**Work to be completed**
Write out every line of the material as it stands, apart from the pictures.

**Given records**

· · ·

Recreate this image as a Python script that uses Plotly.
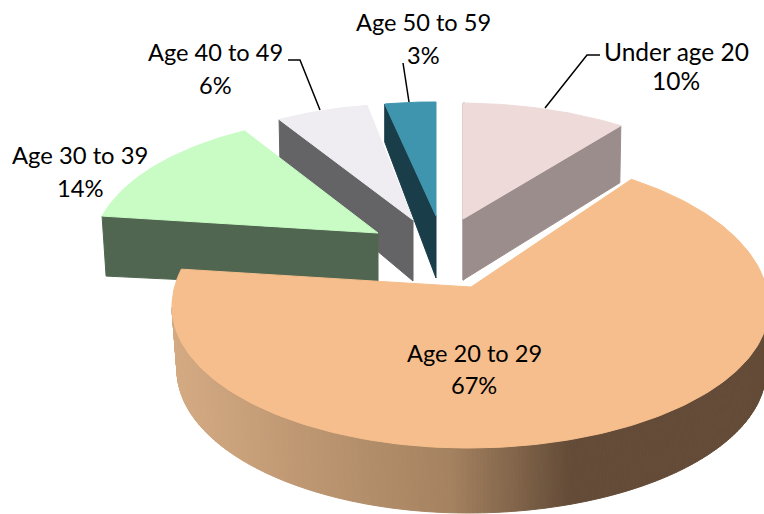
import math
import plotly.graph_objects as go

# ---- data ----
categories = ["Under age 20", "Age 20 to 29", "Age 30 to 39", "Age 40 to 49", "Age 50 to 59"]
values = [10, 67, 14, 6, 3]

# ---- styles / layout ----
top_colors = ["#EFDADA", "#F6BE8C", "#C8FCC4", "#EFECF2", "#4095AE"]
wall_colors = ["#9B8D8B", None, "#506650", "#646467", "#1A3D4A"]
# apex, ellipse centre, rx (left/right), ry(back), ry(front), aspect, depth at corner, depth at apex, corner x-shift
geom = {
    "Under age 20": dict(ax=463, ay=219, cx=458, cy=235, rx=290, rxr=290, rb=132, rf=132, asp=2.33, d0=57, d1=61, sx=-1),
    "Age 20 to 29": dict(ax=471, ay=287, cx=468, cy=307, rx=296, rxr=301, rb=152, rf=141, asp=2.05, d0=63, d1=63, sx=0),
    "Age 30 to 39": dict(ax=378, ay=233, cx=372, cy=250, rx=279, rxr=279, rb=134, rf=134, asp=2.06, d0=60, d1=56, sx=4),
    "Age 40 to 49": dict(ax=413, ay=220, cx=407, cy=236, rx=272, rxr=272, rb=132, rf=132, asp=2.10, d0=50, d1=61, sx=1),
    "Age 50 to 59": dict(ax=436, ay=216, cx=432, cy=232, rx=270, rxr=270, rb=130, rf=130, asp=2.40, d0=38, d1=62, sx=0),
}
# lower outline of the curved wall: centre y, rx left, rx right, ry
wall_bottom = dict(cy=370, rxl=291, rxr=298, ry=143)
draw_order = ["Age 50 to 59", "Age 40 to 49", "Under age 20", "Age 30 to 39", "Age 20 to 29"]
# which edge of each slice carries the visible flat wall: 0 = start edge, 1 = end edge
wall_edge = {"Under age 20": 1, "Age 30 to 39": 0, "Age 40 to 49": 0, "Age 50 to 59": 0}
grad_stops = [(160, (214, 172, 132)), (450, (165, 130, 96)), (572, (99, 75, 55)), (780, (99, 75, 55))]
leaders = {
    "Under age 20": ([545, 587, 600], [108, 55, 55]),
    "Age 40 to 49": ([320, 300, 288], [110, 60, 60]),
    "Age 50 to 59": ([409, 403], [102, 63]),
}
label_pos = {
    "Under age 20": (676, 51, 80),
    "Age 20 to 29": (474, 353, 385),
    "Age 30 to 39": (80, 155, 188),
    "Age 40 to 49": (215, 52, 85),
    "Age 50 to 59": (423, 22, 55),
}
label_size = {"Under age 20": 24.5, "Age 20 to 29": 23.6, "Age 30 to 39": 23.8,
              "Age 40 to 49": 23.6, "Age 50 to 59": 23.6}
FONT = "Lato"


def rim(g, theta):
    """Point where the ray for pie angle theta (deg, clockwise from top) meets the rim."""
    s, c = math.sin(math.radians(theta)), math.cos(math.radians(theta))
    dx, dy = s * g["asp"], -c
    rx = g["rxr"] if dx > 0 else g["rx"]
    for ry in (g["rb"], g["rf"]):
        ox, oy = g["ax"] - g["cx"], g["ay"] - g["cy"]
        A = dx * dx / rx ** 2 + dy * dy / ry ** 2
        B = 2 * (ox * dx / rx ** 2 + oy * dy / ry ** 2)
        C = ox * ox / rx ** 2 + oy * oy / ry ** 2 - 1
        t = (-B + math.sqrt(B * B - 4 * A * C)) / (2 * A)
        x, y = g["ax"] + t * dx, g["ay"] + t * dy
        if ry == g["rf"] or y <= g["cy"]:
            return x, y


def poly(xs, ys, color):
    return go.Scatter(x=xs, y=ys, mode="lines", fill="toself", fillcolor=color,
                      line=dict(color=color, width=1), hoverinfo="skip", showlegend=False)


def lerp_color(x):
    for (x0, c0), (x1, c1) in zip(grad_stops, grad_stops[1:]):
        if x0 <= x <= x1:
            f = (x - x0) / (x1 - x0)
            return "rgb(%d,%d,%d)" % tuple(round(a + (b - a) * f) for a, b in zip(c0, c1))
    return "rgb(%d,%d,%d)" % grad_stops[-1][1]


def wall_pts(g, p):
    c, s = math.cos(p), math.sin(p)
    top = (g["cx"] + (g["rxr"] if c > 0 else g["rx"]) * c, g["cy"] + g["rf"] * s)
    b = wall_bottom
    bot = (g["cx"] + (b["rxr"] if c > 0 else b["rxl"]) * c, b["cy"] + b["ry"] * s)
    return top, bot


# slice angles come from the values
total = sum(values)
angles = {}
cum = 0
for name, v in zip(categories, values):
    angles[name] = (cum * 360 / total, (cum + v) * 360 / total)
    cum += v

fig = go.Figure()
for name in draw_order:
    g = geom[name]
    a0, a1 = angles[name]
    i = categories.index(name)
    if name in wall_edge:
        px, py = rim(g, a1 if wall_edge[name] else a0)
        fig.add_trace(poly([px, g["ax"], g["ax"], px + g["sx"], px],
                           [py, g["ay"], g["ay"] + g["d1"], py + g["d0"], py], wall_colors[i]))
        if name == "Under age 20":
            tx, ty = rim(g, a0)
            fig.add_trace(poly([tx, tx + 2, g["ax"] + 1, g["ax"], tx],
                               [ty, ty, g["ay"] + g["d1"], g["ay"] + g["d1"], ty], wall_colors[i]))
    else:
        # curved front wall, drawn as narrow strips to carry the left-to-right shading
        n = 240
        for k in range(n):
            p0 = math.pi * (1 - k / n)
            p1 = math.pi * (1 - (k + 1) / n)
            (xa, ya), (xa2, ya2) = wall_pts(g, p0)
            (xb, yb), (xb2, yb2) = wall_pts(g, p1)
            fig.add_trace(poly([xa, xb, xb2, xa2, xa], [ya, yb, yb2, ya2, ya], lerp_color((xa + xb) / 2)))
    steps = max(2, int(a1 - a0))
    arc = [rim(g, a0 + (a1 - a0) * k / steps) for k in range(steps + 1)]
    xs = [g["ax"]] + [p[0] for p in arc] + [g["ax"]]
    ys = [g["ay"]] + [p[1] for p in arc] + [g["ay"]]
    fig.add_trace(poly(xs, ys, top_colors[i]))

for name, (lx, ly) in leaders.items():
    fig.add_trace(go.Scatter(x=lx, y=ly, mode="lines", line=dict(color="black", width=1.5),
                             hoverinfo="skip", showlegend=False))

for name, v in zip(categories, values):
    x, y1, y2 = label_pos[name]
    for txt, y in ((name, y1), (f"{v}%", y2)):
        fig.add_annotation(x=x, y=y, text=txt, showarrow=False, xanchor="center", yanchor="middle",
                           font=dict(family=FONT, size=label_size[name], color="black"))

fig.update_layout(
    width=764, height=514, margin=dict(l=0, r=0, t=0, b=0),
    paper_bgcolor="white", plot_bgcolor="white", showlegend=False,
    xaxis=dict(range=[0, 764], visible=False, fixedrange=True),
    yaxis=dict(range=[514, 0], visible=False, fixedrange=True),
)
fig.write_html("out.html", config={"displayModeBar": False},
               post_script="document.body.style.margin='0';document.body.style.overflow='hidden';")
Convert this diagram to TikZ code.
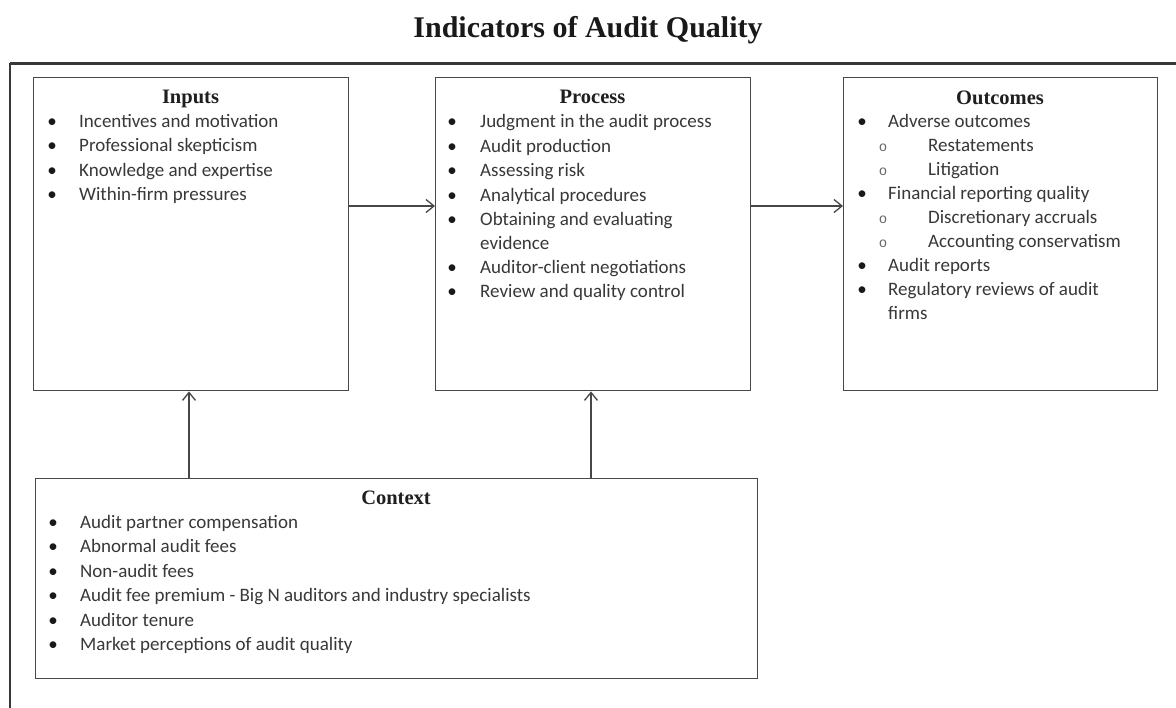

· · ·

**Full output**
Recreate this image as a Python script that uses Plotly.
import math
import plotly.graph_objects as go

# ---- data ----
categories = ["Under age 20", "Age 20 to 29", "Age 30 to 39", "Age 40 to 49", "Age 50 to 59"]
values = [10, 67, 14, 6, 3]

# ---- styles / layout ----
top_colors = ["#EFDADA", "#F6BE8C", "#C8FCC4", "#EFECF2", "#4095AE"]
wall_colors = ["#9B8D8B", None, "#506650", "#646467", "#1A3D4A"]
# apex, ellipse centre, rx (left/right), ry(back), ry(front), aspect, depth at corner, depth at apex, corner x-shift
geom = {
    "Under age 20": dict(ax=463, ay=219, cx=458, cy=235, rx=290, rxr=290, rb=132, rf=132, asp=2.33, d0=57, d1=61, sx=-1),
    "Age 20 to 29": dict(ax=471, ay=287, cx=468, cy=307, rx=296, rxr=301, rb=152, rf=141, asp=2.05, d0=63, d1=63, sx=0),
    "Age 30 to 39": dict(ax=378, ay=233, cx=372, cy=250, rx=279, rxr=279, rb=134, rf=134, asp=2.06, d0=60, d1=56, sx=4),
    "Age 40 to 49": dict(ax=413, ay=220, cx=407, cy=236, rx=272, rxr=272, rb=132, rf=132, asp=2.10, d0=50, d1=61, sx=1),
    "Age 50 to 59": dict(ax=436, ay=216, cx=432, cy=232, rx=270, rxr=270, rb=130, rf=130, asp=2.40, d0=38, d1=62, sx=0),
}
# lower outline of the curved wall: centre y, rx left, rx right, ry
wall_bottom = dict(cy=370, rxl=291, rxr=298, ry=143)
draw_order = ["Age 50 to 59", "Age 40 to 49", "Under age 20", "Age 30 to 39", "Age 20 to 29"]
# which edge of each slice carries the visible flat wall: 0 = start edge, 1 = end edge
wall_edge = {"Under age 20": 1, "Age 30 to 39": 0, "Age 40 to 49": 0, "Age 50 to 59": 0}
grad_stops = [(160, (214, 172, 132)), (450, (165, 130, 96)), (572, (99, 75, 55)), (780, (99, 75, 55))]
leaders = {
    "Under age 20": ([545, 587, 600], [108, 55, 55]),
    "Age 40 to 49": ([320, 300, 288], [110, 60, 60]),
    "Age 50 to 59": ([409, 403], [102, 63]),
}
label_pos = {
    "Under age 20": (676, 51, 80),
    "Age 20 to 29": (474, 353, 385),
    "Age 30 to 39": (80, 155, 188),
    "Age 40 to 49": (215, 52, 85),
    "Age 50 to 59": (423, 22, 55),
}
label_size = {"Under age 20": 24.5, "Age 20 to 29": 23.6, "Age 30 to 39": 23.8,
              "Age 40 to 49": 23.6, "Age 50 to 59": 23.6}
FONT = "Lato"


def rim(g, theta):
    """Point where the ray for pie angle theta (deg, clockwise from top) meets the rim."""
    s, c = math.sin(math.radians(theta)), math.cos(math.radians(theta))
    dx, dy = s * g["asp"], -c
    rx = g["rxr"] if dx > 0 else g["rx"]
    for ry in (g["rb"], g["rf"]):
        ox, oy = g["ax"] - g["cx"], g["ay"] - g["cy"]
        A = dx * dx / rx ** 2 + dy * dy / ry ** 2
        B = 2 * (ox * dx / rx ** 2 + oy * dy / ry ** 2)
        C = ox * ox / rx ** 2 + oy * oy / ry ** 2 - 1
        t = (-B + math.sqrt(B * B - 4 * A * C)) / (2 * A)
        x, y = g["ax"] + t * dx, g["ay"] + t * dy
        if ry == g["rf"] or y <= g["cy"]:
            return x, y


def poly(xs, ys, color):
    return go.Scatter(x=xs, y=ys, mode="lines", fill="toself", fillcolor=color,
                      line=dict(color=color, width=1), hoverinfo="skip", showlegend=False)


def lerp_color(x):
    for (x0, c0), (x1, c1) in zip(grad_stops, grad_stops[1:]):
        if x0 <= x <= x1:
            f = (x - x0) / (x1 - x0)
            return "rgb(%d,%d,%d)" % tuple(round(a + (b - a) * f) for a, b in zip(c0, c1))
    return "rgb(%d,%d,%d)" % grad_stops[-1][1]


def wall_pts(g, p):
    c, s = math.cos(p), math.sin(p)
    top = (g["cx"] + (g["rxr"] if c > 0 else g["rx"]) * c, g["cy"] + g["rf"] * s)
    b = wall_bottom
    bot = (g["cx"] + (b["rxr"] if c > 0 else b["rxl"]) * c, b["cy"] + b["ry"] * s)
    return top, bot


# slice angles come from the values
total = sum(values)
angles = {}
cum = 0
for name, v in zip(categories, values):
    angles[name] = (cum * 360 / total, (cum + v) * 360 / total)
    cum += v

fig = go.Figure()
for name in draw_order:
    g = geom[name]
    a0, a1 = angles[name]
    i = categories.index(name)
    if name in wall_edge:
        px, py = rim(g, a1 if wall_edge[name] else a0)
        fig.add_trace(poly([px, g["ax"], g["ax"], px + g["sx"], px],
                           [py, g["ay"], g["ay"] + g["d1"], py + g["d0"], py], wall_colors[i]))
        if name == "Under age 20":
            tx, ty = rim(g, a0)
            fig.add_trace(poly([tx, tx + 2, g["ax"] + 1, g["ax"], tx],
                               [ty, ty, g["ay"] + g["d1"], g["ay"] + g["d1"], ty], wall_colors[i]))
    else:
        # curved front wall, drawn as narrow strips to carry the left-to-right shading
        n = 240
        for k in range(n):
            p0 = math.pi * (1 - k / n)
            p1 = math.pi * (1 - (k + 1) / n)
            (xa, ya), (xa2, ya2) = wall_pts(g, p0)
            (xb, yb), (xb2, yb2) = wall_pts(g, p1)
            fig.add_trace(poly([xa, xb, xb2, xa2, xa], [ya, yb, yb2, ya2, ya], lerp_color((xa + xb) / 2)))
    steps = max(2, int(a1 - a0))
    arc = [rim(g, a0 + (a1 - a0) * k / steps) for k in range(steps + 1)]
    xs = [g["ax"]] + [p[0] for p in arc] + [g["ax"]]
    ys = [g["ay"]] + [p[1] for p in arc] + [g["ay"]]
    fig.add_trace(poly(xs, ys, top_colors[i]))

for name, (lx, ly) in leaders.items():
    fig.add_trace(go.Scatter(x=lx, y=ly, mode="lines", line=dict(color="black", width=1.5),
                             hoverinfo="skip", showlegend=False))

for name, v in zip(categories, values):
    x, y1, y2 = label_pos[name]
    for txt, y in ((name, y1), (f"{v}%", y2)):
        fig.add_annotation(x=x, y=y, text=txt, showarrow=False, xanchor="center", yanchor="middle",
                           font=dict(family=FONT, size=label_size[name], color="black"))

fig.update_layout(
    width=764, height=514, margin=dict(l=0, r=0, t=0, b=0),
    paper_bgcolor="white", plot_bgcolor="white", showlegend=False,
    xaxis=dict(range=[0, 764], visible=False, fixedrange=True),
    yaxis=dict(range=[514, 0], visible=False, fixedrange=True),
)
fig.write_html("out.html", config={"displayModeBar": False},
               post_script="document.body.style.margin='0';document.body.style.overflow='hidden';")
Convert this diagram to TikZ code.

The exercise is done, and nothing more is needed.